Virginians Support Pro-Immigrant Policies

Virginians have shown strong support for immigration reform. In May, the Wason Center for Civic Leadership at Christopher Newport University released a poll of Virginia voters, which found “A large majority of Virginia voters support/strongly support providing a pathway to citizenship for undocumented immigrants currently in the U.S. (73%), while an even larger majority support a pathway to citizenship for undocumented immigrants brought here as children (78%).” The poll analysis also noted, “majorities in both parties show support for providing undocumented immigrants a pathway to citizenship.” For Democrats, support/strongly support is 89%, with Republicans, it’s 55% and independents are at 84%. For a pathway to citizenship for “Dreamers” Democrats are at 91% support/strongly support, Republicans at 62%, and independents are at 86%.

Those are very strong numbers, as good or even better than national polls, and show a strong consensus for immigrants and immigration reform in Virginia. Numbers and recent history that the newly selected Democratic nominees need to keep in mind as they build out their campaign. The GOP is likely to run strategic racist messages, but these messages can backfire. Especially, if Democrats name them the game for what it is – a tactical racial division and a distraction from the solutions that voters want and need. Voters overwhelmingly support solutions that provide a pathway to citizenship to our neighbors, family, and friends. Virginia Democratic candidates should lean in on the issue and the good legislative work that they have already accomplished.  

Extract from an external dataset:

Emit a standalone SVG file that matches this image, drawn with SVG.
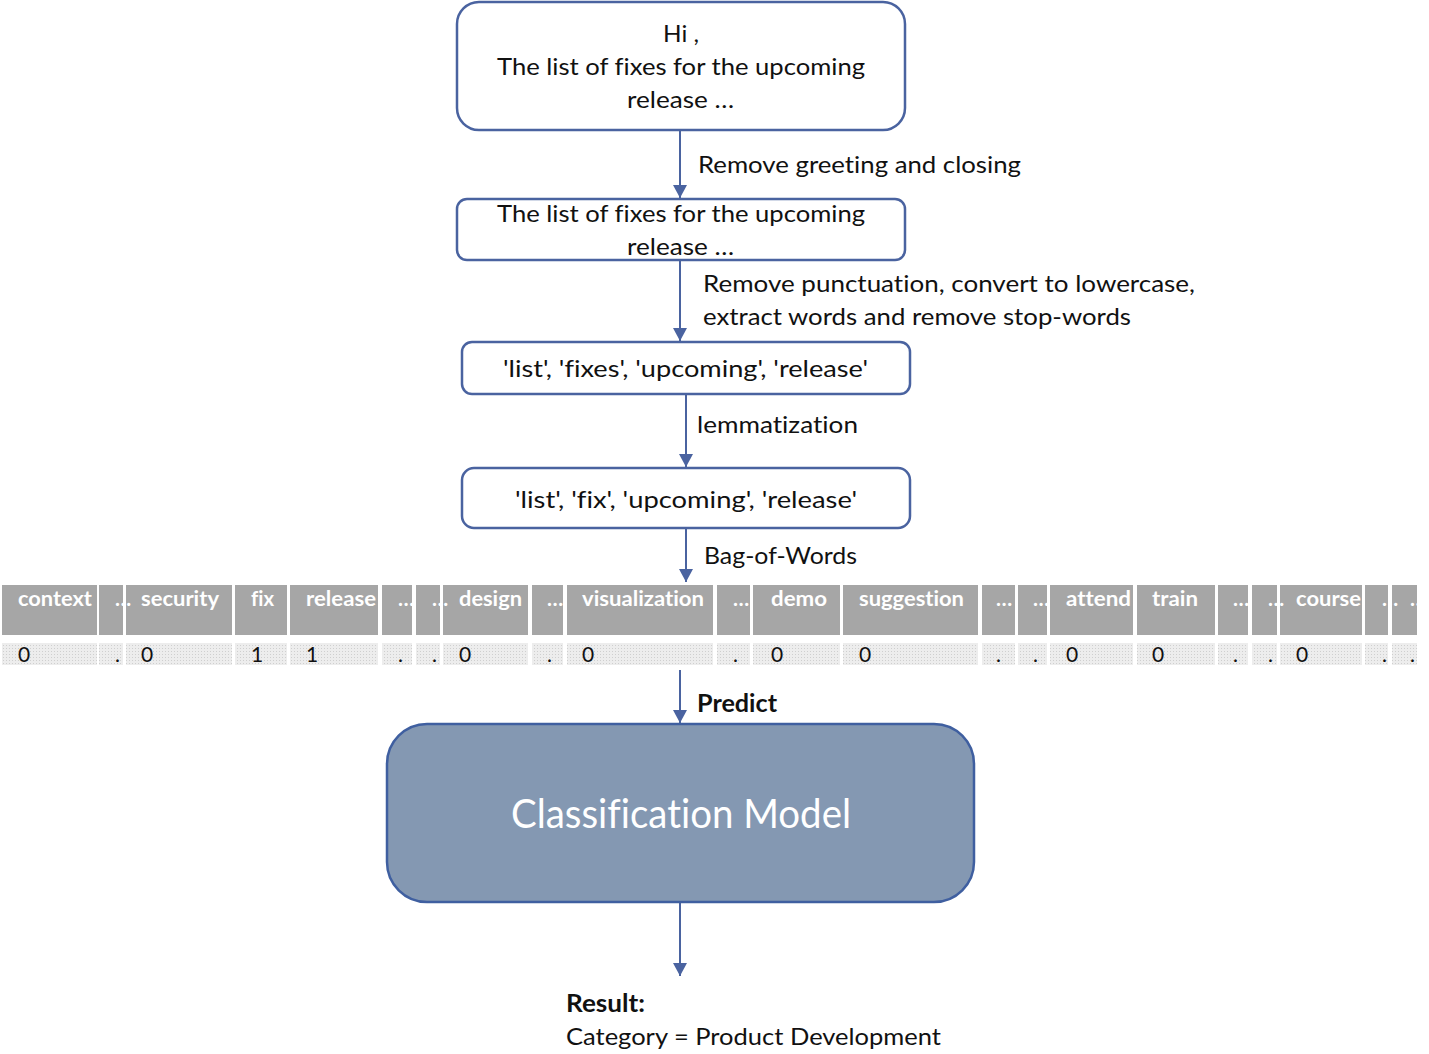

According to Frank Sharry, Executive Director of America’s Voice, “Republicans have not been shy about their plans to deploy immigration as a wedge issue in upcoming elections. But given the demonstrated failures of their anti-immigrant strategy in recent Virginia general elections, we’ll be watching to see if they are doomed to repeat the same old failed strategies. In states like Virginia and in swing districts that decide which party wins majorities, racism and xenophobia backfires with the multiracial majority of the electorate.”